Within restoration ecology, scientists and experts study an environment from its inception to where it is today. Primarily and fundamentally, they first study what exactly is impacting, or disturbing, the natural balance of a specific ecosystem. Some environmental changes occur in ecosystems in a natural way, each to varying degrees. In the modern world, however, the most significant, indeed the quickest impact of climate change, has been anthropogenic– caused by human action. Part of the reason the field of restoration ecology is so important is because it enables and furthers understanding of the differentiation between human impact on the environment and those that naturally occur. It is here that the knowledge of how to reverse, or at the very least, mitigate those effects would occur.
Part of the field of study is understanding how different ecosystems and their parts affect and involve the larger system as a whole. Today, these same ecosystems are broken up into smaller fragments as a result of human activity, increasing the likelihood of these fragments becoming extinct– in turn, answering the question of why restoration ecology is important.
Ecological restoration and management are very needed, in terms of awareness but also of tangible, real action to reduce the ill-effects humans have and continue to have on the environment today. It is in applying the field of study to practical action that several ecological restoration projects are being undertaken today, across countries and geographies. This field of study is even more crucial than it was two decades ago, to which end several individuals and corporates have taken on restoration ecology projects that will help the planet combat climate change and its ill-effects.
How do individuals, governments and corporates fit in?
Ecological restoration is a many-pronged entity. It involves action at many levels, ideally on a simultaneous timeline, for the most significant environmental improvement.

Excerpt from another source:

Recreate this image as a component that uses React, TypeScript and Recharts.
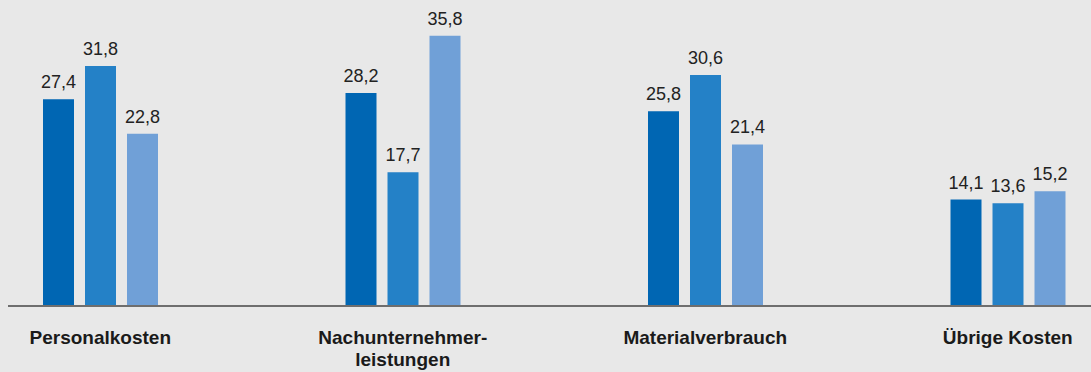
import { BarChart, Bar, XAxis, YAxis, LabelList } from "recharts";

const categories = ["Personalkosten", "Nachunternehmer-\nleistungen", "Materialverbrauch", "Übrige Kosten"];
const seriesA = [27.4, 28.2, 25.8, 14.1];
const seriesB = [31.8, 17.7, 30.6, 13.6];
const seriesC = [22.8, 35.8, 21.4, 15.2];

const COLORS = ["#0066b3", "#2481c7", "#70a0d7"];
const FONT = "'Liberation Sans', Arial, sans-serif";

const data = categories.map((name, i) => ({
  name,
  a: seriesA[i],
  b: seriesB[i],
  c: seriesC[i],
}));

const fmt = (v: any) => Number(v).toFixed(1).replace(".", ",");

function CategoryTick({ x, y, payload }: any) {
  const lines = String(payload.value).split("\n");
  return (
    <text x={x} y={y} textAnchor="middle" fill="#1a1a1a" fontFamily={FONT} fontSize={19} fontWeight="bold">
      {lines.map((line, i) => (
        <tspan key={i} x={x} dy={i === 0 ? 38 : 22}>
          {line}
        </tspan>
      ))}
    </text>
  );
}

export default function App() {
  const keys = ["a", "b", "c"];
  return (
    <div style={{ position: "fixed", left: 0, top: 0, width: 1091, height: 372, background: "#e8e8e8", overflow: "hidden" }}>
      <div style={{ position: "absolute", left: 8, top: 0, width: 1083, height: 372, overflow: "hidden" }}>
        <div style={{ position: "absolute", left: -59, top: 0 }}>
          <BarChart width={1210} height={372} data={data} margin={{ top: 4, right: 0, bottom: 0, left: 0 }} barSize={31} barGap={11}>
            <YAxis hide domain={[0, 40]} />
            <XAxis
              dataKey="name"
              height={66}
              interval={0}
              tickLine={false}
              tickSize={0}
              tickMargin={0}
              axisLine={{ stroke: "#6e6e6e", strokeWidth: 2 }}
              tick={<CategoryTick />}
            />
            {keys.map((k, i) => (
              <Bar key={k} dataKey={k} fill={COLORS[i]} isAnimationActive={false}>
                <LabelList
                  dataKey={k}
                  position="top"
                  offset={11}
                  formatter={fmt}
                  fill="#222"
                  fontSize={18}
                  fontFamily={FONT}
                />
              </Bar>
            ))}
          </BarChart>
        </div>
      </div>
    </div>
  );
}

Individual efforts involve even seemingly ‘small’ actions, such as not littering, moving to reusable material, and making changes in our everyday lives that, together and multiplied across the billions inhabiting the earth, will definitively impact the environment. On a governmental level, it involves working closely with those studying and working in the field of restoration ecology. This is to enable and turbo-charge changing laws and making new legislations, outlawing practices that have an ill-effect on the environment.

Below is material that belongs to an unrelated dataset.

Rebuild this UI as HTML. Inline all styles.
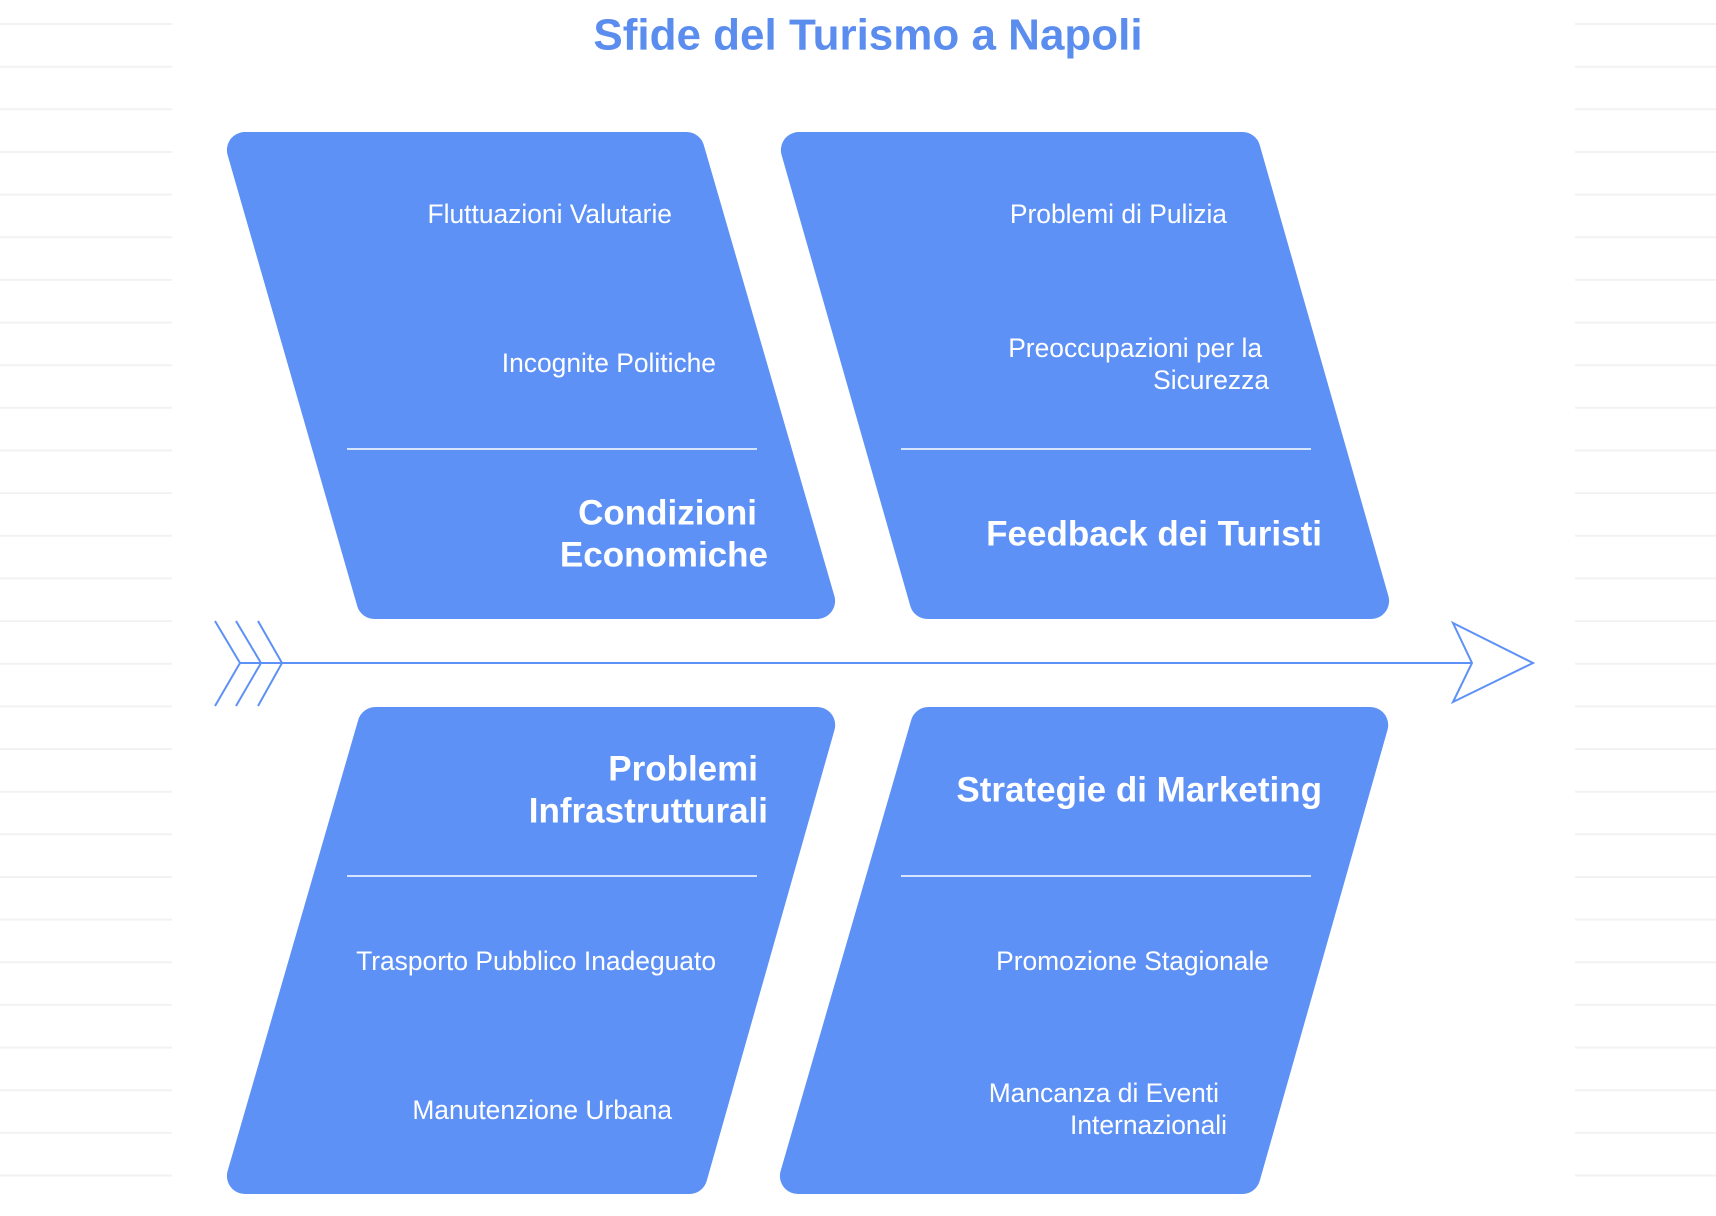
<!DOCTYPE html>
<html><head><meta charset="utf-8"><style>
html,body{margin:0;padding:0;background:#fff;}
svg{display:block;font-family:"Liberation Sans",Arial,sans-serif;}
</style></head><body>
<svg id="s" width="1716" height="1216" viewBox="0 0 1716 1216" xmlns="http://www.w3.org/2000/svg">
<g id="bg" stroke="#f2f2f2" stroke-width="2"></g>
<text x="868" y="35" text-anchor="middle" dominant-baseline="central" font-size="44" font-weight="bold" fill="#5b8def">Sfide del Turismo a Napoli</text>
<g id="panels" fill="#5e91f6" stroke="#5e91f6" stroke-width="36" stroke-linejoin="round"></g>
<g stroke="#fff" stroke-width="1.6">
<line x1="347" y1="449" x2="757" y2="449"/>
<line x1="901" y1="449" x2="1311" y2="449"/>
<line x1="347" y1="876" x2="757" y2="876"/>
<line x1="901" y1="876" x2="1311" y2="876"/>
</g>
<g fill="none" stroke="#5e91f6" stroke-width="2">
<line x1="240" y1="663" x2="1472" y2="663"/>
<polyline points="215,621 240,663 215,706"/>
<polyline points="236,621 261,663 236,706"/>
<polyline points="258,621 282,663 258,706"/>
<polygon points="1453,623 1533,663 1453,702 1472,663"/>
</g>
<g fill="#fff" text-anchor="end" dominant-baseline="central" font-size="26.4">
<text x="672" y="214">Fluttuazioni Valutarie</text>
<text x="716" y="363">Incognite Politiche</text>
<text x="1227" y="214">Problemi di Pulizia</text>
<text x="1262" y="348">Preoccupazioni per la</text>
<text x="1269" y="380">Sicurezza</text>
<text x="716" y="961">Trasporto Pubblico Inadeguato</text>
<text x="672" y="1110">Manutenzione Urbana</text>
<text x="1269" y="961">Promozione Stagionale</text>
<text x="1219" y="1093">Mancanza di Eventi</text>
<text x="1227" y="1125">Internazionali</text>
<g font-weight="bold" font-size="35">
<text x="757" y="513">Condizioni</text>
<text x="768" y="555">Economiche</text>
<text x="1322" y="534">Feedback dei Turisti</text>
<text x="758" y="769">Problemi</text>
<text x="768" y="811">Infrastrutturali</text>
<text x="1322" y="790">Strategie di Marketing</text>
</g>
</g>
</svg>
<script>
var NS="http://www.w3.org/2000/svg";
var bg=document.getElementById("bg");
for(var y=24;y<1216;y+=42.65){
 [[0,172],[1575,1716]].forEach(function(r){
  var l=document.createElementNS(NS,"line");
  l.setAttribute("x1",r[0]);l.setAttribute("x2",r[1]);
  l.setAttribute("y1",y.toFixed(1));l.setAttribute("y2",y.toFixed(1));
  bg.appendChild(l);});
}
var P=document.getElementById("panels");
function panel(ty,tl,tr,by,bl,br){
 var d=18, h=by-ty, k=d*1.04;
 function lx(x0,x1,y){return x0+(x1-x0)*(y-ty)/h;}
 var y1=ty+d,y2=by-d;
 var pts=[[lx(tl,bl,y1)+k,y1],[lx(tr,br,y1)-k,y1],[lx(tr,br,y2)-k,y2],[lx(tl,bl,y2)+k,y2]];
 var p=document.createElementNS(NS,"polygon");
 p.setAttribute("points",pts.map(function(q){return q[0].toFixed(1)+","+q[1].toFixed(1)}).join(" "));
 P.appendChild(p);
}
panel(132,221,700,619,361,841);
panel(132,775,1256,619,914,1395);
panel(707,362,841,1194,221,703);
panel(707,915,1394,1194,774,1256);
</script>
</body></html>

One such example of restoration ecology is in tree planting undertaken en masse, either by an individual or a group of individuals, or by corporates as part of their extensive CSR initiatives. Corporate tree planting, because it is on a more extensive level, provides a broader positive impact on the environment.

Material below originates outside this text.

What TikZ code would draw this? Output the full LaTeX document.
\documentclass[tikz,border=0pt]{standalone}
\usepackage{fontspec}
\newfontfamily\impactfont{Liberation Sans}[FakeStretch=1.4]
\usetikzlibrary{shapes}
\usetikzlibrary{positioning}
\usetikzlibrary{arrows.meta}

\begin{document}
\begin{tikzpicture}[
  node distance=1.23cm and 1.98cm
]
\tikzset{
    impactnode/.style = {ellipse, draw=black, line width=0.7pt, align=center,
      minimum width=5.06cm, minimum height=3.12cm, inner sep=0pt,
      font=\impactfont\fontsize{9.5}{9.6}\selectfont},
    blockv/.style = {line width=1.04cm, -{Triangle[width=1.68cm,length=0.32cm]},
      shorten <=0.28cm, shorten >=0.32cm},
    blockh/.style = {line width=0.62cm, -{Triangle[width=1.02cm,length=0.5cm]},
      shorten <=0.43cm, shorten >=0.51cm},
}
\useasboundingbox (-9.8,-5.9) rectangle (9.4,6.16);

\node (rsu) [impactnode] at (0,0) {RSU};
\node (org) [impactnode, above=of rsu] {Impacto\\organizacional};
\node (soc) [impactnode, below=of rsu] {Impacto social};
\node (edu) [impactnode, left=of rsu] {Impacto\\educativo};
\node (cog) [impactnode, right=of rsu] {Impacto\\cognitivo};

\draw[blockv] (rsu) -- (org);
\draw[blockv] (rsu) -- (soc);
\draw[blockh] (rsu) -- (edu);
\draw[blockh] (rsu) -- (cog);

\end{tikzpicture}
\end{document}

EcoMatcher and companies of the like are enabling individuals and corporations to step up their restoration game by indulging in corporate tree planting as part of successful employee engagement programs or in a bid to promote environmentally sustainable practices in the workplace.
The final word
Rising temperatures and mediocre air quality are not the only reasons for the need for restoration ecology– intergenerational justice and the mere existence of the planet is also a high-stakes reason to get involved. The younger generation is promoting the understanding of the effect humans are having in an accelerated way on the environment today– however, it doesn’t need to be left in their hands to fend for their future. Ahead of the United Nations’ Decade on Ecosystem Restoration, it is crucial, now more than ever, that we understand ecological restoration, implement its principles in practice and look forward to reducing the impacts of climate change.